One of the marks of an addiction to emotional processes is the belief that we can and should tell others how to feel and what to think. If we have such beliefs, and if people fail to meet our expectations, the result can be emotional aggression. That is to say that we get frustrated that others in our lives resist our attempts to control their behavior, and we may react by becoming angry, sad, or frustrated.

Because these beliefs are often embedded in processes that have become automatic, it may sometimes be difficult to identify those beliefs. The questions below may help you to identify some of these beliefs and patterns of behavior.

The first five questions are for your partner (if you have one). If your partner is willing to answer these questions, have him or her do so. If your partner is not willing, try to answer those questions as well as you can, based on what you think your partner would say.

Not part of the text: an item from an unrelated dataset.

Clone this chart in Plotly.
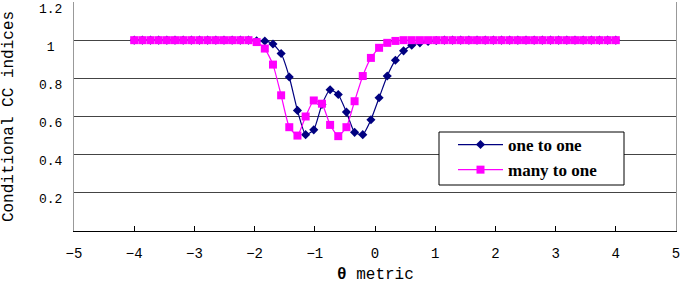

The rest of the questions are for you to answer. Be as honest with yourself as you can in answering.

Signs of an Emotionally Aggressive Relationship

Does your partner:

  • Feel afraid of you much of the time?
  • Avoid certain topics out of fear of upsetting you?
  • Feel that they can’t do anything right for you?
  • Feel emotionally numb or helpless?
  • Feel trapped or imprisoned?

Do you:

  • Humiliate, criticize, or yell at your partner?
  • Use abusive language
  • Ignore your partner’s answers
  • Mock or call your partner names
  • Yell, swear, interrupt, or change the subject by turning blame back onto your partner?
  • Become emotionally aggressive towards your partner?
  • Twist your partner’s words?
  • Tell your partner what to think and how to feel?
  • Put your partner down in front of other people?
  • Say bad things about your partner’s friends and family?
  • Treat your partner so badly that your partner is embarrassed for your friends or family to see?
  • Ignore or put down your partner’s opinions or accomplishments?
  • Blame your partner for your own abusive behavior?
  • Make light of your own behavior and not take your partner’s concerns about it seriously?
  • Deny that the emotional aggression happened?
  • Shift responsibility for your behavior, or say that your partner caused it?
  • See your partner as property or a sex object, rather than as a person?
  • Have a bad and unpredictable temper?
  • Hurt your partner, or threaten to hurt or kill your partner?
  • Hit, slap, kick, choke, push, punch, beat, or restrain your partner to keep them from leaving?
  • Destroy furniture, punch holes in the walls, or damage your partner’s possessions?
  • Use the children or other family members against your partner?
  • Lock your partner out of the house?
  • Threaten to take your partner’s children away or harm them?
  • Threaten to harm other family members or family pets?
  • Threaten to commit self-harm, up to and including suicide, if your partner leaves?
  • Force your partner to have sex against their will?
  • Destroy your partner’s belongings?
  • Use blaming, shaming, or guilt-tripping to control your partner?
  • Act excessively jealous and possessive?
  • Control where your partner goes or what your partner does?
  • Keep your partner from seeing their friends or family?
  • Make rules that it is impossible for your partner to keep?
  • Punish your partner for not keeping these impossible rules?
  • Force your partner into decisions they may not be ready to make?
  • Always insist on being right?
  • Refuse to ‘agree to disagree’?
  • Follow your partner to see what they’re doing and where they’re going?
  • Refuse to leave when asked?
  • Limit your partner’s access to money, the phone, or the car for anything other than budgetary reasons?
  • Withhold money as a means of control?
  • Refuse to let your partner work, or interfere with your partner’s job?
  • Show up at your partner’s job to cause trouble?
  • Constantly check up on your partner?
  • Go through your partner’s emails, cell phone records, text messages, or other communications?

If you checked more than five items on the list above, you may have difficulties managing emotionally aggressive behavior towards yourself and towards others.